> _Directions for this task_: Return each line holding the string "chart".

> _Data extract_:
↓↓↓

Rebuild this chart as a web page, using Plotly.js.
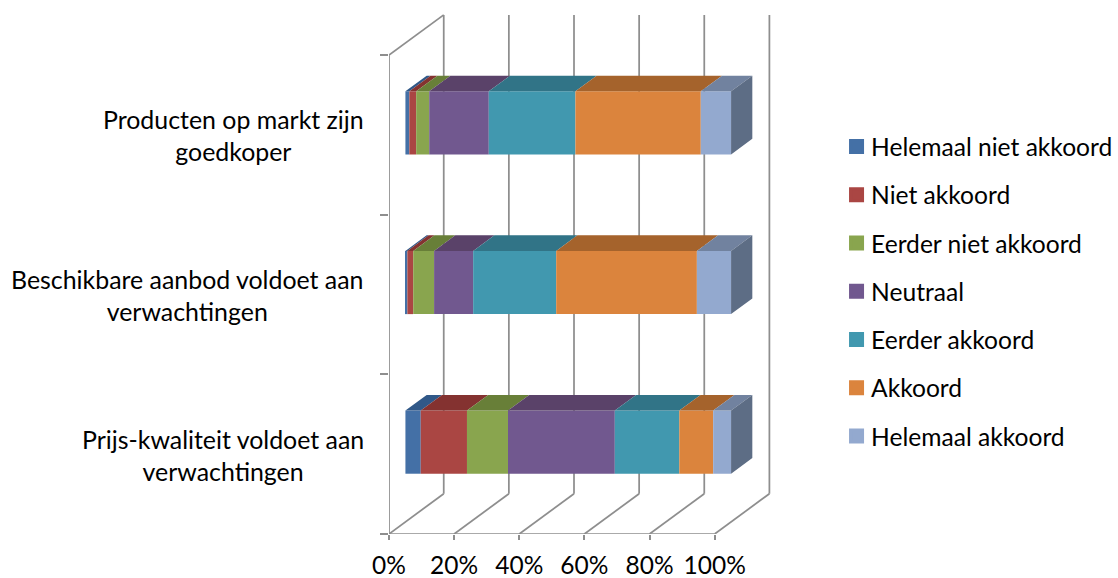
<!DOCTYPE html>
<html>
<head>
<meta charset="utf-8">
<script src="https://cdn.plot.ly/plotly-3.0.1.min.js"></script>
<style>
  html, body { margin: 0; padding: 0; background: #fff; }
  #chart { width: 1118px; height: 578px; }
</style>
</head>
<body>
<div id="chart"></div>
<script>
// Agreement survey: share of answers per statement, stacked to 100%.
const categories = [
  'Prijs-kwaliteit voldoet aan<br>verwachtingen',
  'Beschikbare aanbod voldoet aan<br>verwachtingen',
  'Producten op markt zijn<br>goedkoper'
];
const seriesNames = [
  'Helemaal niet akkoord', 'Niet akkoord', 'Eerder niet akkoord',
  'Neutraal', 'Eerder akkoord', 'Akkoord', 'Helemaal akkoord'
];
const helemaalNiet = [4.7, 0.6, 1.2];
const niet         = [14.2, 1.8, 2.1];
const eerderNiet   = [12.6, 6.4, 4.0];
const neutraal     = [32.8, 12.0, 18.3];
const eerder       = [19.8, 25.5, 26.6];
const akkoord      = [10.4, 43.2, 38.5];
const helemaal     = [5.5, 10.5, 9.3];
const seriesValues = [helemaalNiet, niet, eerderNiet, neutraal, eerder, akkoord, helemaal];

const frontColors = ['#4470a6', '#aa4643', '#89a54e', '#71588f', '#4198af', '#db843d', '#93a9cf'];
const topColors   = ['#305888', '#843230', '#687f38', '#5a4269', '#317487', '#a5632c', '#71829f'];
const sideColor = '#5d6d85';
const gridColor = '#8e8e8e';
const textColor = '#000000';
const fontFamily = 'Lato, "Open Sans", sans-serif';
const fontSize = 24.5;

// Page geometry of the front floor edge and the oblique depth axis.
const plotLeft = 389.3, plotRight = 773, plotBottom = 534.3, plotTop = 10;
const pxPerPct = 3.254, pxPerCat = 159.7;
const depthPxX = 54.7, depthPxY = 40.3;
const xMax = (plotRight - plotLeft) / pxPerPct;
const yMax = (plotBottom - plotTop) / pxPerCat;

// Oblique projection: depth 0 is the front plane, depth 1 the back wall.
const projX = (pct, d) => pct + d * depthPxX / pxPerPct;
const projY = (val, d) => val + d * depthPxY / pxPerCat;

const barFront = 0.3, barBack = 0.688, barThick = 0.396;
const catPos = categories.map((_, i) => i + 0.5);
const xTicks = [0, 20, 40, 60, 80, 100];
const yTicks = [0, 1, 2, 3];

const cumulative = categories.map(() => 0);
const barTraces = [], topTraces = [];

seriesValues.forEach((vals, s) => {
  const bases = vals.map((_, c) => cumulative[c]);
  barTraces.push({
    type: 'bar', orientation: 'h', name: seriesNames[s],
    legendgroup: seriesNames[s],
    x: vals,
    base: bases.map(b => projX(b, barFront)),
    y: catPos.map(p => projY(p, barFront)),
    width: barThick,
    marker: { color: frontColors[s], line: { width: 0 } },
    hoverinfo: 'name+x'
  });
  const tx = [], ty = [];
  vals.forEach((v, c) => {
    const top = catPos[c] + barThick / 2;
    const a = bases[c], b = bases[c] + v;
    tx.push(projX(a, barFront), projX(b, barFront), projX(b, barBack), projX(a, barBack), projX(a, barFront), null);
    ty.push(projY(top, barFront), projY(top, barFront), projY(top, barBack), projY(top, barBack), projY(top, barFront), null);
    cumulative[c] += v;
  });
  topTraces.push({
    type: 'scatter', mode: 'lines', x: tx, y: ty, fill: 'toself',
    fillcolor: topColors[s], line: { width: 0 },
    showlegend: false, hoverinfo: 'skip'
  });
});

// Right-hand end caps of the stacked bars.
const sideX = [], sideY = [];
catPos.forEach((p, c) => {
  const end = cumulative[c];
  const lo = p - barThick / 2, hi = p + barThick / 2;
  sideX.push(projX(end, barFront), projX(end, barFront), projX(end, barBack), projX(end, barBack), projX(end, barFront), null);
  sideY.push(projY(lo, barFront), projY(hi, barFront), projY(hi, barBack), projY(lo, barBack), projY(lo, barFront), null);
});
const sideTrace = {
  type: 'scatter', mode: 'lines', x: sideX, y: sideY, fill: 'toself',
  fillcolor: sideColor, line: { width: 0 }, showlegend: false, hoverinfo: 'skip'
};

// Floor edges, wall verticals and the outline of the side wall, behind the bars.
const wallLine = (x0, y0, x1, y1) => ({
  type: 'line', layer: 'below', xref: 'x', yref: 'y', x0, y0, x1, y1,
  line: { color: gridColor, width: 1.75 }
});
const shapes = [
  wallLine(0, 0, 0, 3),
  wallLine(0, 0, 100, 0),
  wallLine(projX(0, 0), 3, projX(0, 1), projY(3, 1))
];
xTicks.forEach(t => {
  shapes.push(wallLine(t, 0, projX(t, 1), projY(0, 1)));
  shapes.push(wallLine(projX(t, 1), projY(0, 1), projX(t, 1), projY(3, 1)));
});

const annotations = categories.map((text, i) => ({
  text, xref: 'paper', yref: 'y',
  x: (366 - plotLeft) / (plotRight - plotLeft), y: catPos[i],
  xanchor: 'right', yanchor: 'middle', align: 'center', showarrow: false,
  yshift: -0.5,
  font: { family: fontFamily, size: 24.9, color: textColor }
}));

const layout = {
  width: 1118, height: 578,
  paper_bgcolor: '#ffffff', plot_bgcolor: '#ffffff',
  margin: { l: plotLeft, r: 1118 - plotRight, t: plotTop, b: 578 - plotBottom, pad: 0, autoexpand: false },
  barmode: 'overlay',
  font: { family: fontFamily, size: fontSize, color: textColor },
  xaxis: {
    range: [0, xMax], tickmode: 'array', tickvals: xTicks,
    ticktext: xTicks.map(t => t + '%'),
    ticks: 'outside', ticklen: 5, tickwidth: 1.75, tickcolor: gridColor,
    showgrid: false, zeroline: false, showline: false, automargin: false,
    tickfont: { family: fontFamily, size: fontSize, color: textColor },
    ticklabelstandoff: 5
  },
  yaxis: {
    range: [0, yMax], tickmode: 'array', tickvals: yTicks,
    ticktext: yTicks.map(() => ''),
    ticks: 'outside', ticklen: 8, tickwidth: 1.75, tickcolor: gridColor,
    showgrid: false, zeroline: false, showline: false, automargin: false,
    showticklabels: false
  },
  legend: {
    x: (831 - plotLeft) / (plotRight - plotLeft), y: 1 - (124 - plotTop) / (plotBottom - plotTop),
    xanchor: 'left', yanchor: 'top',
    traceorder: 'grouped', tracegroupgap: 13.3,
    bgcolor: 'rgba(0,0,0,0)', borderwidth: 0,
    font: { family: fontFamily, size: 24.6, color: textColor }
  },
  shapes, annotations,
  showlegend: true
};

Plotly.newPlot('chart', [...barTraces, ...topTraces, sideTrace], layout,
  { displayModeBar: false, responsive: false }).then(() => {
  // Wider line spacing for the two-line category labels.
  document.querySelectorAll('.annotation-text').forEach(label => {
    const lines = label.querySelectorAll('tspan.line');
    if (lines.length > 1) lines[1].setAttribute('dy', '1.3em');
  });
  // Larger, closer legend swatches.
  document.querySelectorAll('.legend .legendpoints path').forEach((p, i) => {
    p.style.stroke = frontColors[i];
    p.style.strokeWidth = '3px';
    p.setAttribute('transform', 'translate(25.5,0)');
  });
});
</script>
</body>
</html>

↑↑↑

> _Answer to the problem_:
Rebuild this chart as a web page, using Plotly.js.
  #chart { width: 1118px; height: 578px; }
<div id="chart"></div>
Plotly.newPlot('chart', [...barTraces, ...topTraces, sideTrace], layout,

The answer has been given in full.